Ce fut également au tsar Nicolas que s’adressa le gouvernement d’Autriche pour venir à bout de l’insurrection des Hongrois. Ce peuple asiatique, frère des Turcs par l’origine et par le langage, avait obéi à d’autres destinées que son voisin des contrées balkhaniques. La religion les avait irrémédiablement divisés les uns des autres : tandis que les Turcs s’étaient constitués en avant-garde des nations musulmanes, les Hongrois ou Magyars avaient été, de par la situation géographique, placés en tête de toutes les nations chrétiennes et, tantôt vainqueurs, tantôt vaincus, ou même absolument soumis, ils avaient eu à souffrir plus que tous les autres dans la lutte interminable et sans merci. Mais, quoique se sacrifiant pour la cause de tous, les Hongrois n’étaient qu’à demi accueillis par les autres Européens : on les connaissait à peine et l’on voyait en eux ce qu’ils étaient en effet, des Asiates non encore adaptés à leur milieu dans ce chaos des peuples, Slaves, Allemands, Italiens, Roumains et Frioulans parmi lesquels ils s’étaient aventurés. Ne pouvant apprendre tous ces parlers si différents de leur propre idiome, les Hongrois avaient pris naturellement pour langue d’intercourse celle qui était en usage dans toutes les chancelleries où se rédigeaient des conventions et des traités. Leurs propres scribes, leurs moines s’étaient mis à employer la même langue, le latin, et pendant huit siècles, jusqu’en 1848, les souverains et leurs vassaux, les juges, les clercs, même les propriétaires de campagne le parlèrent entre eux ; ce latin était d’ailleurs très modifié, réduit à une sorte de jargon, indigent en formes verbales[1].
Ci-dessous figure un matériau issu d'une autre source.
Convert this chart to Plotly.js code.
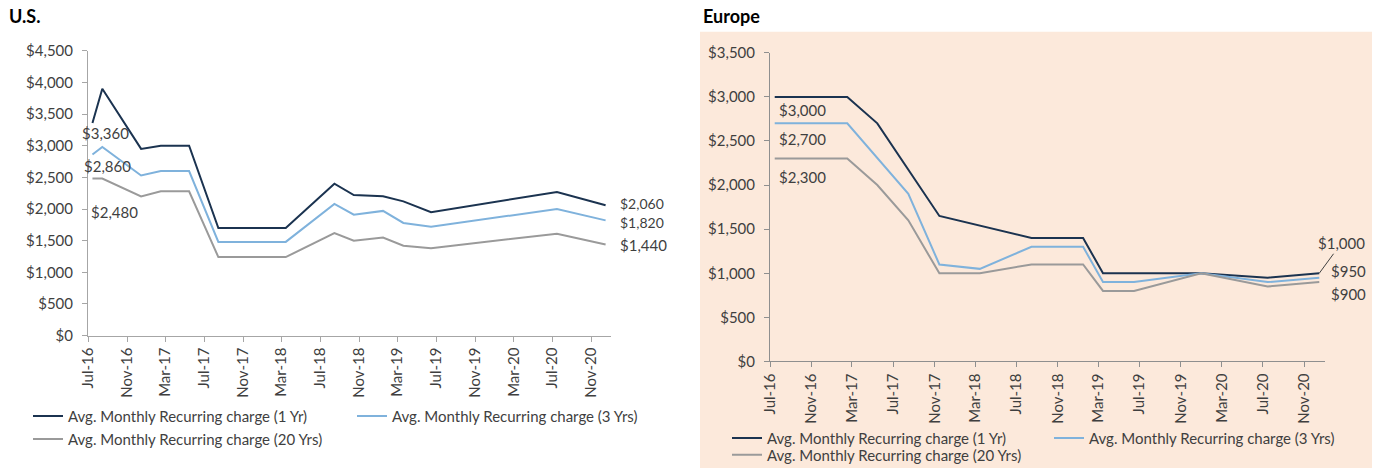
<!DOCTYPE html>
<html><head><meta charset="utf-8">
<script src="https://cdn.plot.ly/plotly-3.0.1.min.js"></script>
<style>html,body{margin:0;padding:0;background:#fff}#chart{width:1374px;height:472px}</style>
</head><body><div id="chart"></div>
<script>
// ---------- DATA ----------
const seriesNames = ["Avg. Monthly Recurring charge (1 Yr)", "Avg. Monthly Recurring charge (3 Yrs)", "Avg. Monthly Recurring charge (20 Yrs)"];
const panelTitles = ["U.S.", "Europe"];

const usDates = ["2016-07-15","2016-08-15","2016-12-15","2017-02-15","2017-05-15","2017-08-15","2018-03-15","2018-08-15","2018-10-15","2019-01-15","2019-03-20","2019-06-15","2020-07-15","2020-12-15"];
const us1Yr   = [3360, 3900, 2950, 3000, 3000, 1700, 1700, 2400, 2220, 2200, 2120, 1950, 2270, 2060];
const us3Yrs  = [2860, 2980, 2530, 2600, 2600, 1480, 1480, 2080, 1910, 1970, 1780, 1720, 2000, 1820];
const us20Yrs = [2480, 2480, 2200, 2280, 2280, 1240, 1240, 1620, 1500, 1550, 1420, 1380, 1610, 1440];

const euDates1Yr = ["2016-07-15","2017-02-15","2017-05-15","2017-11-15","2018-08-15","2019-01-15","2019-03-15","2019-12-31","2020-07-15","2020-12-15"];
const eu1Yr      = [3000, 3000, 2700, 1650, 1400, 1400, 1000, 1000, 950, 1000];
const euDates3Yrs = ["2016-07-15","2017-02-15","2017-08-15","2017-11-15","2018-03-15","2018-08-15","2019-01-15","2019-03-15","2019-06-15","2019-12-31","2020-07-15","2020-12-15"];
const eu3Yrs      = [2700, 2700, 1900, 1100, 1050, 1300, 1300, 900, 900, 1000, 900, 950];
const euDates20Yrs = ["2016-07-15","2017-02-15","2017-05-15","2017-08-15","2017-11-15","2018-03-15","2018-08-15","2019-01-15","2019-03-15","2019-06-15","2019-12-31","2020-07-15","2020-12-15"];
const eu20Yrs      = [2300, 2300, 2000, 1600, 1000, 1000, 1100, 1100, 800, 800, 1000, 850, 900];

const xRange = ["2016-07-01", "2021-01-01"];
const usYMax = 4500, euYMax = 3500, yStep = 500;

// ---------- STYLE ----------
const W = 1374, H = 472;
const px = x => x / W, py = y => 1 - y / H;
const FONT = "Lato, 'Open Sans', sans-serif";
const TXT = "#3f3f3f";
const colors = ["#1b3350", "#7fb2dc", "#9a9a9a"];
const peach = "#fce9db";

const fmt = v => "$" + v.toLocaleString("en-US");

function line(x, y, name, i, xa, ya, legend) {
  return {x, y, name, type: "scatter", mode: "lines", xaxis: xa, yaxis: ya, legend,
    line: {color: colors[i], width: 2}, hoverinfo: "skip"};
}

const data = [
  line(usDates, us1Yr, seriesNames[0], 0, "x", "y", "legend"),
  line(usDates, us3Yrs, seriesNames[1], 1, "x", "y", "legend2"),
  line(usDates, us20Yrs, seriesNames[2], 2, "x", "y", "legend3"),
  line(euDates1Yr, eu1Yr, seriesNames[0], 0, "x2", "y2", "legend4"),
  line(euDates3Yrs, eu3Yrs, seriesNames[1], 1, "x2", "y2", "legend5"),
  line(euDates20Yrs, eu20Yrs, seriesNames[2], 2, "x2", "y2", "legend6")
];

function xax(d0, d1, y, lc) {
  return {domain: [px(d0), px(d1)], anchor: y, type: "date", range: xRange,
    tick0: "2016-07-01", dtick: "M4", tickformat: "%b-%y", tickangle: -90,
    ticks: "outside", ticklen: 5, tickcolor: lc, showline: true, linecolor: lc, linewidth: 1,
    showgrid: false, zeroline: false, tickfont: {family: FONT, size: 15, color: TXT}, fixedrange: true};
}
function yax(top, bottom, max, x, lc) {
  return {domain: [py(bottom), py(top)], anchor: x, range: [0, max], dtick: yStep, tick0: 0,
    tickprefix: "$", tickformat: ",.0f", ticks: "outside", ticklen: 5, tickcolor: lc,
    showline: true, linecolor: lc, linewidth: 1, showgrid: false, zeroline: false,
    ticklabelstandoff: 6,
    tickfont: {family: FONT, size: 15, color: TXT}, fixedrange: true};
}
function leg(x, y) {
  return {x: px(x), xanchor: "left", y: py(y), yanchor: "middle", orientation: "v",
    bgcolor: "rgba(0,0,0,0)", borderwidth: 0, font: {family: FONT, size: 15, color: TXT},
    itemclick: false, itemdoubleclick: false};
}

function lab(xref, yref, xs, ys, i, xshift, yshift, anchor, size) {
  return {xref, yref, x: xs[i], y: ys[i], text: fmt(ys[i]), showarrow: false,
    xanchor: anchor, yanchor: "middle", xshift, yshift,
    font: {family: FONT, size: size || 15, color: TXT}};
}
const L = a => a.length - 1;

const annotations = [
  {xref: "paper", yref: "paper", x: px(7), y: py(16), xanchor: "left", yanchor: "middle",
   text: "<b>" + panelTitles[0] + "</b>", showarrow: false, font: {family: FONT, size: 18, color: "#000"}},
  {xref: "paper", yref: "paper", x: px(701), y: py(16), xanchor: "left", yanchor: "middle",
   text: "<b>" + panelTitles[1] + "</b>", showarrow: false, font: {family: FONT, size: 18, color: "#000"}},
  lab("x", "y", usDates, us1Yr, 0, 13, -10, "center"),
  lab("x", "y", usDates, us3Yrs, 0, 15, -11, "center"),
  lab("x", "y", usDates, us20Yrs, 0, 22, -33, "center"),
  lab("x", "y", usDates, us1Yr, L(us1Yr), 12, 2, "left", 14),
  lab("x", "y", usDates, us3Yrs, L(us3Yrs), 12, -2, "left", 14),
  lab("x", "y", usDates, us20Yrs, L(us20Yrs), 12, -1, "left"),
  lab("x2", "y2", euDates1Yr, eu1Yr, 0, 28, -13, "center"),
  lab("x2", "y2", euDates3Yrs, eu3Yrs, 0, 28, -16, "center"),
  lab("x2", "y2", euDates20Yrs, eu20Yrs, 0, 28, -18, "center"),
  {xref: "x2", yref: "y2", x: euDates1Yr[L(eu1Yr)], y: eu1Yr[L(eu1Yr)], text: fmt(eu1Yr[L(eu1Yr)]),
   showarrow: true, arrowhead: 0, arrowwidth: 1, arrowcolor: "#404040", ax: 22, ay: -30,
   font: {family: FONT, size: 15, color: TXT}},
  lab("x2", "y2", euDates3Yrs, eu3Yrs, L(eu3Yrs), 10, 7, "left"),
  lab("x2", "y2", euDates20Yrs, eu20Yrs, L(eu20Yrs), 10, -12, "left")
];

const layout = {
  width: W, height: H, margin: {l: 0, r: 0, t: 0, b: 0},
  paper_bgcolor: "#ffffff", plot_bgcolor: "rgba(0,0,0,0)",
  font: {family: FONT, color: TXT},
  showlegend: true,
  xaxis: xax(88, 611, "y", "#a6a6a6"),
  yaxis: yax(51, 337, usYMax, "x", "#a6a6a6"),
  xaxis2: xax(770, 1325, "y2", "#8f8f8f"),
  yaxis2: yax(53, 363, euYMax, "x2", "#8f8f8f"),
  legend: leg(28, 418), legend2: leg(352, 418), legend3: leg(28, 441),
  legend4: leg(727, 440), legend5: leg(1049, 440), legend6: leg(727, 457),
  shapes: [{type: "rect", xref: "paper", yref: "paper", x0: px(700), x1: px(1372), y0: py(470), y1: py(32),
    fillcolor: peach, line: {width: 0}, layer: "below"}],
  annotations
};

Plotly.newPlot("chart", data, layout, {staticPlot: true, displayModeBar: false});
</script>
</body></html>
La révolution de 1848, qui poussait les Hongrois à la revendication de leur nationalité, à la restauration de leur langue, à la reconquête de leurs droits, les fit entrer pour la première fois en nation européenne parmi les populations occidentales qu’agitait alors le même mouvement de liberté. Leur héroïsme les sacra frères de ceux qui avaient été les plus grands dans la civilisation aryenne. La situation militaire des Hongrois semblait tout d’abord désespérée : leur armée ne comprenait guère que des bandes irrégulières, tandis que les Slaves de la contrée, unis à ceux des provinces voisines, même à des volontaires de la

  1. Anton Bartel, 1896, Dictionnaire.